Nuclear Medicine Technologists


Education and Training Requirements

High School

To prepare for this work, you should take plenty of high school classes in math and science, including algebra, geometry, biology, chemistry, and physics. If your school offers anatomy classes, take those as well. Health courses may also be beneficial. Because using technology will be a large part of this work, be sure to take computer science classes. Also, because you will have considerable interaction with patients as well as other health care professionals, take English courses to improve your communication skills.

Postsecondary Training

There are several ways to become a nuclear medicine technologist. You can complete at minimum a two-year certificate program, a two-year associate's degree program, or a four-year bachelor's degree program in nuclear medicine technology. Professional training is available at some colleges as part of a bachelor's or associate's program, and it ranges from two to four years in length. Some hospitals and technical schools also offer certificate training programs. Whatever program you decide to attend, make sure it is accredited by the Joint Review Committee on Educational Programs in Nuclear Medicine Technology (JRCNMT). Information on accredited programs is available at the JRCNMT Web site, There are accredited training programs in the United States and Puerto Rico.

Some educational programs are designed for individuals who already have a background in a related health care field, such as radiologic technology, sonography, or nursing. These programs are usually one year in length. A good knowledge of anatomy and physiology is helpful. Course work in nuclear medicine technologist programs includes radiation biology and protection, radioactivity and instrumentation, radiopharmaceuticals and their use on patients, and therapeutic nuclear medicine.

Certification, Licensing, and Special Requirements

Certification or Licensing

Nuclear medicine technologists must know the minimum federal standards for use and administration of nuclear drugs and equipment. Many states require technologists to be licensed, and licensing requirements vary by state. Certification or registration is also available through the Nuclear Medicine Technology Certification Board (NMTCB) and the American Registry of Radiologic Technologists (ARRT). Many nuclear medicine technologist positions, especially those in hospitals, are open only to certified or registered technologists. Information on becoming registered or certified is available from the ARRT and the NMTCB.

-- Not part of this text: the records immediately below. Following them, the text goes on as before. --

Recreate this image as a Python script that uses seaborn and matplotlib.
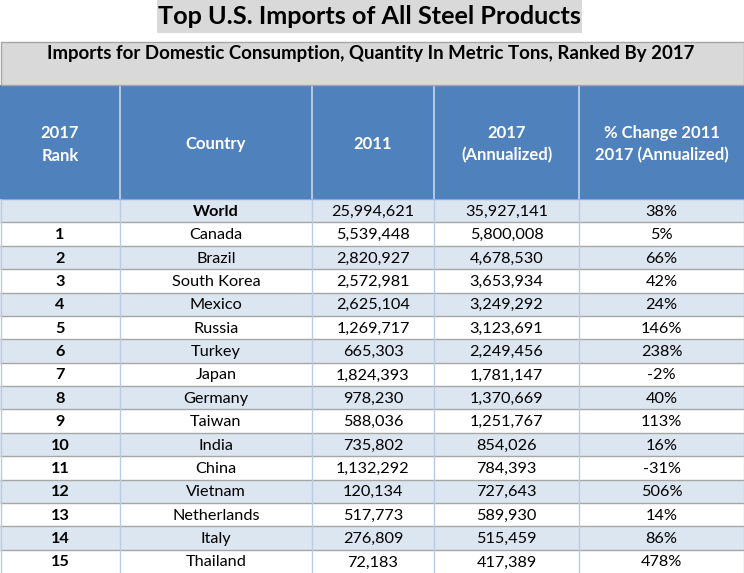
import numpy as np
import matplotlib
matplotlib.use("Agg")
import matplotlib.pyplot as plt
from matplotlib.colors import ListedColormap
from matplotlib.patches import Rectangle
import seaborn as sns

# ---- data ----
title = "Top U.S. Imports of All Steel Products"
subtitle = "Imports for Domestic Consumption, Quantity In Metric Tons, Ranked By 2017"
headers = ["2017\nRank", "Country", "2011", "2017\n(Annualized)", "% Change 2011\n2017 (Annualized)"]
ranks = ["", "1", "2", "3", "4", "5", "6", "7", "8", "9", "10", "11", "12", "13", "14", "15"]
countries = ["World", "Canada", "Brazil", "South Korea", "Mexico", "Russia", "Turkey", "Japan",
             "Germany", "Taiwan", "India", "China", "Vietnam", "Netherlands", "Italy", "Thailand"]
v2011 = [25994621, 5539448, 2820927, 2572981, 2625104, 1269717, 665303, 1824393,
         978230, 588036, 735802, 1132292, 120134, 517773, 276809, 72183]
v2017 = [35927141, 5800008, 4678530, 3653934, 3249292, 3123691, 2249456, 1781147,
         1370669, 1251767, 854026, 784393, 727643, 589930, 515459, 417389]
pct_change = [38, 5, 66, 42, 24, 146, 238, -2, 40, 113, 16, -31, 506, 14, 86, 478]

# ---- layout ----
W, H = 744, 573
col_widths = [120, 192, 122, 145, 165]
edges = np.concatenate([[0], np.cumsum(col_widths)])
centers = (edges[:-1] + edges[1:]) / 2

FONT = ["Lato", "DejaVu Sans"]
sns.set_theme(style="white")
plt.rcParams["font.family"] = FONT

fig = plt.figure(figsize=(W / 100, H / 100), dpi=100, facecolor="white")

def fy(px):
    return 1 - px / H

# title box
fig.patches.append(Rectangle((157 / W, fy(33)), 425 / W, 33 / H, transform=fig.transFigure,
                             facecolor="#D9D9D9", edgecolor="none", zorder=0))
fig.text(369.5 / W, fy(17), title, ha="center", va="center", fontsize=18.2, fontweight="bold",
         color="black")

# subtitle band
fig.patches.append(Rectangle((0.5 / W, fy(85)), (W - 1) / W, 43 / H, transform=fig.transFigure,
                             facecolor="#D9D9D9", edgecolor="#A6A6A6", lw=1, zorder=0))
fig.text(371 / W, fy(53), subtitle, ha="center", va="center", fontsize=13.4, fontweight="bold",
         color="black")

# header
hdr_top, hdr_bot = 85, 199
ax_h = fig.add_axes([0, fy(hdr_bot), 1, (hdr_bot - hdr_top) / H])
hdr = np.zeros((1, W))
sns.heatmap(hdr, ax=ax_h, cmap=ListedColormap(["#4F81BD"]), cbar=False,
            xticklabels=False, yticklabels=False)
ax_h.vlines(edges[1:-1], 0, 1, color="#C6D6EB", lw=1.2)
for x, t in zip(centers, headers):
    ax_h.text(x, 0.52, t, ha="center", va="center", color="white", fontsize=12,
              fontweight="bold", linespacing=1.5)

# body
n = len(countries)
ax_b = fig.add_axes([0, 0, 1, fy(hdr_bot)])
shade = np.array([[1 if i % 2 == 0 else 0] for i in range(n)]) * np.ones((n, W))
sns.heatmap(shade, ax=ax_b, cmap=ListedColormap(["white", "#DCE6F1"]), cbar=False,
            xticklabels=False, yticklabels=False, vmin=0, vmax=1)
ax_b.hlines(np.arange(0, n), 0, W, color="#A6A6A6", lw=1)
ax_b.vlines(edges[1:-1], 0, n, color="#B8CCE4", lw=1)
ax_b.vlines([0.5, W - 0.5], 0, n, color="#B8CCE4", lw=1)

for i in range(n):
    y = i + 0.55
    row = [ranks[i], countries[i], f"{v2011[i]:,}", f"{v2017[i]:,}", f"{pct_change[i]}%"]
    for j, (x, t) in enumerate(zip(centers, row)):
        w = "bold" if (j == 0 or (i == 0 and j == 1)) else "normal"
        ax_b.text(x, y, t, ha="center", va="center", color="black", fontsize=11.7, fontweight=w)

fig.savefig("out.png", dpi=100, facecolor="white")
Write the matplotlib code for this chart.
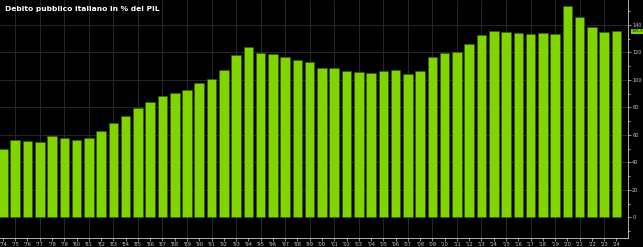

Experience, Skills, and Personality Traits

Nuclear medicine technicians must demonstrate knowledge about preparing and administering radioactive chemical compounds. They should be experienced at executing imaging procedures using specialized, sophisticated equipment. These technicians should also be skilled at analyzing laboratory specimens and patient data and communicating this information to doctors and other medical staff. Nuclear medicine technicians should exhibit good bedside manners in order to gain patients’ trust and respect. They should have a proven track record of working independently and under pressure.